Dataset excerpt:
-*-

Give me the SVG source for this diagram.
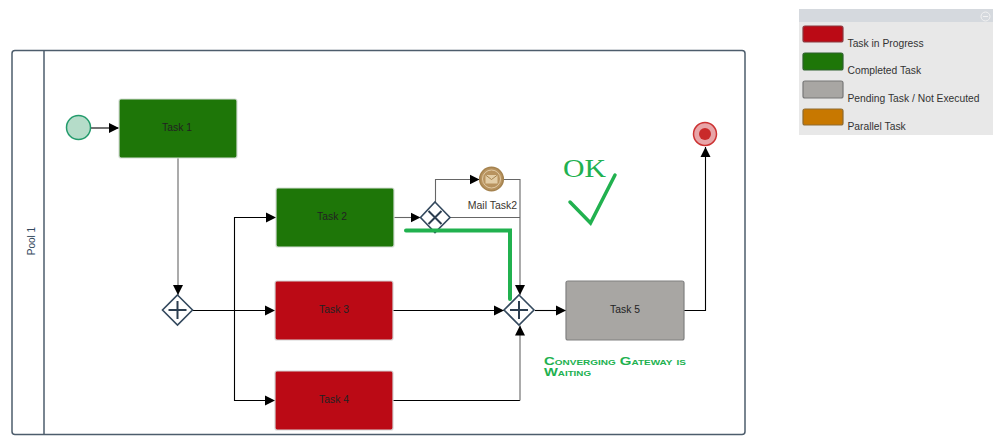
<svg xmlns="http://www.w3.org/2000/svg" width="1000" height="442" viewBox="0 0 1000 442">
<style>
text{font-family:"Liberation Sans",Arial,sans-serif;font-size:10px}
.t{text-anchor:middle;fill:#222;font-size:10.300px}
.task{stroke-width:1.200}
.red{fill:#bb0a15;stroke:#d4d4d4}
.green{fill:#1e7608;stroke:#d4ddd4}
.gray{fill:#a8a6a3;stroke:#808080}
.gw{fill:#fff;stroke:#34495e;stroke-width:1.600}
.gm{fill:none;stroke:#2c3e50;stroke-width:2}
.k{fill:none;stroke:#000;stroke-width:1.100}
.g{fill:none;stroke:#666;stroke-width:1.100}
.ann{fill:none;stroke:#21b14f;stroke-linecap:round;stroke-linejoin:miter}
.leg{stroke-width:1.200}
.lt{fill:#333;font-size:10.300px}
</style>
<defs>
<marker id="a" markerUnits="userSpaceOnUse" markerWidth="11" markerHeight="11" refX="10" refY="5.500" orient="auto"><path d="M0,0.500L10,5.500L0,10.500Z" fill="#000"/></marker>
</defs>

<g id="legend">
<rect x="799" y="9" width="194" height="126" fill="#e8e8e8"/>
<rect x="799" y="9" width="194" height="13" fill="#d5d9de"/>
<circle cx="985.500" cy="16.500" r="4.500" fill="none" stroke="#f2f2f2"/>
<path d="M983,16.500h5" stroke="#f2f2f2"/>
<rect class="leg" x="803" y="26" width="40" height="16" rx="2" fill="#bb0a15" stroke="#8a3a40"/>
<rect class="leg" x="803" y="53" width="40" height="17" rx="2" fill="#1e7608" stroke="#2c602c"/>
<rect class="leg" x="803" y="81" width="40" height="17" rx="2" fill="#a8a6a3" stroke="#777"/>
<rect class="leg" x="803" y="109" width="40" height="16" rx="2" fill="#c87800" stroke="#8d6a30"/>
<text class="lt" x="847.500" y="46.500">Task in Progress</text>
<text class="lt" x="847.500" y="74">Completed Task</text>
<text class="lt" x="847.500" y="102">Pending Task / Not Executed</text>
<text class="lt" x="847.500" y="129.500">Parallel Task</text>
</g>

<g id="pool">
<rect x="12" y="50.500" width="733" height="384" rx="3" fill="#fff" stroke="#4d5d6c" stroke-width="1.500"/>
<path d="M44,50.500V434.500" stroke="#4d5d6c" stroke-width="1.500"/>
<text transform="translate(34.500,241) rotate(-90)" text-anchor="middle" fill="#34495e">Pool 1</text>
</g>

<g id="connectors">
<path class="k" d="M91,128H119" marker-end="url(#a)"/>
<path class="g" d="M178,158V295" marker-end="url(#a)"/>
<path class="k" d="M192,310.500H275" marker-end="url(#a)"/>
<path class="k" d="M234.500,310.500V217.500H276" marker-end="url(#a)"/>
<path class="k" d="M234.500,310.500V400.500H275" marker-end="url(#a)"/>
<path class="g" d="M394,217.500H420.500" marker-end="url(#a)"/>
<path class="g" d="M435.500,202V179.500H479.500" marker-end="url(#a)"/>
<path class="g" d="M450,217.500H520"/>
<path class="g" d="M503,179.500H520V295" marker-end="url(#a)"/>
<path class="k" d="M393,310.500H504" marker-end="url(#a)"/>
<path class="k" d="M393,400.500H520"/>
<path class="g" d="M520,400.500V325.500" marker-end="url(#a)"/>
<path class="k" d="M535,310.500H566" marker-end="url(#a)"/>
<path class="k" d="M684,310.500H705.500V147" marker-end="url(#a)"/>
</g>

<g id="start"><circle cx="78.500" cy="127.500" r="12" fill="#b5dcc9" stroke="#239b6c" stroke-width="1.500"/></g>
<g id="task1"><rect class="task green" x="119" y="99" width="118" height="59" rx="2"/><text class="t" x="177" y="130.500">Task 1</text></g>
<g id="task2"><rect class="task green" x="276" y="188" width="118" height="59" rx="2"/><text class="t" x="332" y="219.500">Task 2</text></g>
<g id="task3"><rect class="task red" x="275" y="281" width="118" height="59" rx="2"/><text class="t" x="334" y="313">Task 3</text></g>
<g id="task4"><rect class="task red" x="275" y="371" width="118" height="59" rx="2"/><text class="t" x="334" y="403">Task 4</text></g>
<g id="task5"><rect class="task gray" x="566" y="281" width="118" height="59" rx="2"/><text class="t" x="625" y="312.500">Task 5</text></g>

<g id="gateway1"><path class="gw" d="M177.500,295L192.500,310L177.500,325L162.500,310Z"/><path class="gm" d="M177.500,301V319M168.500,310H186.500"/></g>
<g id="gateway2"><path class="gw" d="M435,202L450,217.500L435,232.500L420.500,217.500Z"/><path class="gm" d="M428.500,211L441.500,224M441.500,211L428.500,224"/></g>
<g id="gateway3"><path class="gw" d="M519,295L534,310L519,325L504,310Z"/><path class="gm" d="M519,301V319M510,310H528"/></g>

<g id="mail">
<circle cx="491.500" cy="179" r="11.800" fill="#b8935f" stroke="#a5834f" stroke-width="1.500"/>
<circle cx="491.500" cy="179" r="9" fill="none" stroke="#e0c9a3" stroke-width="1"/>
<rect x="485.500" y="175" width="12" height="8.500" fill="#e3cda6"/>
<path d="M485.500,175L491.500,179.500L497.500,175" fill="none" stroke="#a5834f"/>
<text x="492.500" y="208.500" text-anchor="middle" fill="#3b3630" style="font-size:10.500px">Mail Task2</text>
</g>
<g id="end">
<circle cx="705" cy="134" r="11.500" fill="#e8a5a8" stroke="#cc3333" stroke-width="1.500"/>
<circle cx="705" cy="134" r="6" fill="#c92a2a"/>
</g>

<g id="annotations">
<path class="ann" stroke-width="4" d="M406,230.500H510V299"/>
<path class="ann" stroke-width="3.500" stroke-linejoin="round" d="M570,202L590.500,223L615,175"/>
<text x="563" y="176.500" style="font-family:'Liberation Serif',serif;font-size:25px" textLength="43" lengthAdjust="spacingAndGlyphs" fill="#21b14f">OK</text>
<text x="544" y="365" style="font-weight:bold;font-variant:small-caps;font-size:10.500px" textLength="142" lengthAdjust="spacingAndGlyphs" fill="#21b14f">Converging Gateway is</text>
<text x="544" y="376" style="font-weight:bold;font-variant:small-caps;font-size:10.500px" textLength="47" lengthAdjust="spacingAndGlyphs" fill="#21b14f">Waiting</text>
</g>
</svg>
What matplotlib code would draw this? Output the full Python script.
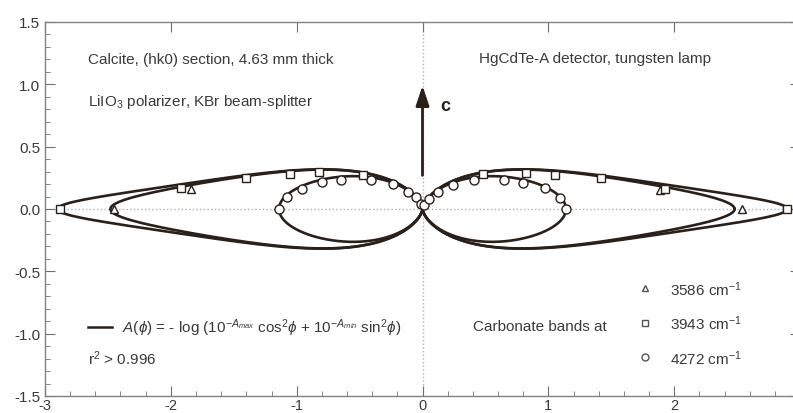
import numpy as np
import matplotlib
matplotlib.use("Agg")
import matplotlib.pyplot as plt
from matplotlib.ticker import MultipleLocator

plt.rcParams['font.family'] = ['Liberation Sans', 'DejaVu Sans']
plt.rcParams['mathtext.fontset'] = 'custom'
plt.rcParams['mathtext.rm'] = 'Liberation Sans'
plt.rcParams['mathtext.it'] = 'Liberation Sans:italic'
plt.rcParams['mathtext.bf'] = 'Liberation Sans:bold'

# Fitted parameters of A(phi) for each carbonate band
bands = ['3586', '3943', '4272']
a_max = [2.48, 2.90, 1.14]
a_min = [0.0, 0.0, 0.0]
markers = ['^', 's', 'o']

# Measured points (x = A cos phi, y = A sin phi)
tri_x = [-2.45, -1.84, 1.89, 2.54]
tri_y = [0.0, 0.16, 0.155, 0.0]

sq_x = [-2.88, -1.92, -1.40, -1.05, -0.82, -0.47, 0.48, 0.82, 1.05, 1.42, 1.93, 2.90]
sq_y = [0.0, 0.166, 0.246, 0.28, 0.30, 0.27, 0.28, 0.29, 0.27, 0.245, 0.16, 0.0]

circ_x = [-1.14, -1.08, -0.955, -0.80, -0.65, -0.41, -0.236, -0.117, -0.05, -0.01,
          0.01, 0.05, 0.12, 0.24, 0.41, 0.65, 0.80, 0.97, 1.09, 1.14]
circ_y = [0.0, 0.094, 0.16, 0.22, 0.235, 0.235, 0.20, 0.139, 0.094, 0.04,
          0.03, 0.08, 0.14, 0.19, 0.235, 0.235, 0.21, 0.165, 0.09, 0.0]

# x tick labels (the 3 sits at the cropped right edge)
x_ticks = [-3, -2, -1, 0, 1, 2, 3]
x_labels = ['-3', '-2', '-1', '0', '1', '2', '']

ink = '#2a2019'
txt = '#3a3a3a'

fig = plt.figure(figsize=(7.93, 4.14), dpi=100)
ax = fig.add_axes([45 / 793, 17 / 414, 755 / 793, 374 / 414])

# model curves
phi = np.linspace(0, 2 * np.pi, 2000)
for amx, amn in zip(a_max, a_min):
    A = -np.log10(10 ** (-amx) * np.cos(phi) ** 2 + 10 ** (-amn) * np.sin(phi) ** 2)
    ax.plot(A * np.cos(phi), A * np.sin(phi), color=ink, lw=1.9, zorder=3)

# data points
ax.plot(tri_x, tri_y, '^', ms=6, mfc='white', mec=ink, mew=1.0, ls='none', zorder=4)
ax.plot(sq_x, sq_y, 's', ms=6, mfc='white', mec=ink, mew=1.0, ls='none', zorder=4)
ax.plot(circ_x, circ_y, 'o', ms=6.5, mfc='white', mec=ink, mew=1.0, ls='none', zorder=5)

# dotted zero lines
ax.axhline(0, color='#b0b0b0', ls=':', lw=1.0, zorder=1)
ax.axvline(0, color='#b0b0b0', ls=':', lw=1.0, zorder=1)

# c-axis arrow
ax.annotate('', xy=(0, 0.99), xytext=(0, 0.27),
            arrowprops=dict(arrowstyle='-|>,head_length=0.6,head_width=0.2',
                            lw=2.0, color=ink, mutation_scale=20, shrinkA=0, shrinkB=0),
            zorder=6)
ax.text(0.14, 0.83, 'c', fontsize=13, fontweight='bold', color=ink, va='center')

# annotations
fs = 11
ax.text(-2.66, 1.20, 'Calcite, (hk0) section, 4.63 mm thick', fontsize=fs, color=txt, va='center')
ax.text(-2.66, 0.87, r'LiIO$_3$ polarizer, KBr beam-splitter', fontsize=fs, color=txt, va='center')
ax.text(0.45, 1.21, 'HgCdTe-A detector, tungsten lamp', fontsize=fs, color=txt, va='center')

ax.plot([-2.66, -2.47], [-0.945, -0.945], color=ink, lw=1.8)
ax.text(-2.39, -0.945,
        r'$A(\phi)$ = - log (10$^{-A_{max}}$ cos$^2\phi$ + 10$^{-A_{min}}$ sin$^2\phi$)',
        fontsize=fs, color=txt, va='center')
ax.text(-2.66, -1.19, r'r$^2$ > 0.996', fontsize=fs, color=txt, va='center')

ax.text(0.40, -0.935, 'Carbonate bands at', fontsize=fs, color=txt, va='center')
leg_y = [-0.636, -0.915, -1.19]
for m, b, yy in zip(markers, bands, leg_y):
    ax.plot([1.77], [yy], m, ms=5, mfc='white', mec='#555555', mew=1.0)
    ax.text(1.97, yy, b + r' cm$^{-1}$', fontsize=fs, color=txt, va='center')

ax.set_xlim(-3, 3)
ax.set_ylim(-1.5, 1.5)
ax.set_xticks(x_ticks)
ax.set_xticklabels(x_labels)
ax.xaxis.set_minor_locator(MultipleLocator(0.2))
ax.yaxis.set_major_locator(MultipleLocator(0.5))
ax.yaxis.set_minor_locator(MultipleLocator(0.1))
ax.yaxis.set_major_formatter(plt.FormatStrFormatter('%.1f'))
ax.tick_params(which='both', direction='in', colors='#707070', labelcolor=txt,
               labelsize=11, top=True, right=True)
ax.tick_params(which='major', length=7)
ax.tick_params(which='minor', length=3.5, top=False)
ax.tick_params(axis='x', which='major', pad=1.5, labelsize=10.5)
for s in ax.spines.values():
    s.set_color('#808080')
    s.set_linewidth(1.0)

fig.savefig('out.png', dpi=100, facecolor='white')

-*-

_Aim_. Set down exactly the lines above, from the line containing "What matplotlib code" through the line containing "tri_y = [0.0, 0.16, 0.155, 0.0]". Skip the pictures.

_Written answer_.
What matplotlib code would draw this? Output the full Python script.
import numpy as np
import matplotlib
matplotlib.use("Agg")
import matplotlib.pyplot as plt
from matplotlib.ticker import MultipleLocator

plt.rcParams['font.family'] = ['Liberation Sans', 'DejaVu Sans']
plt.rcParams['mathtext.fontset'] = 'custom'
plt.rcParams['mathtext.rm'] = 'Liberation Sans'
plt.rcParams['mathtext.it'] = 'Liberation Sans:italic'
plt.rcParams['mathtext.bf'] = 'Liberation Sans:bold'

# Fitted parameters of A(phi) for each carbonate band
bands = ['3586', '3943', '4272']
a_max = [2.48, 2.90, 1.14]
a_min = [0.0, 0.0, 0.0]
markers = ['^', 's', 'o']

# Measured points (x = A cos phi, y = A sin phi)
tri_x = [-2.45, -1.84, 1.89, 2.54]
tri_y = [0.0, 0.16, 0.155, 0.0]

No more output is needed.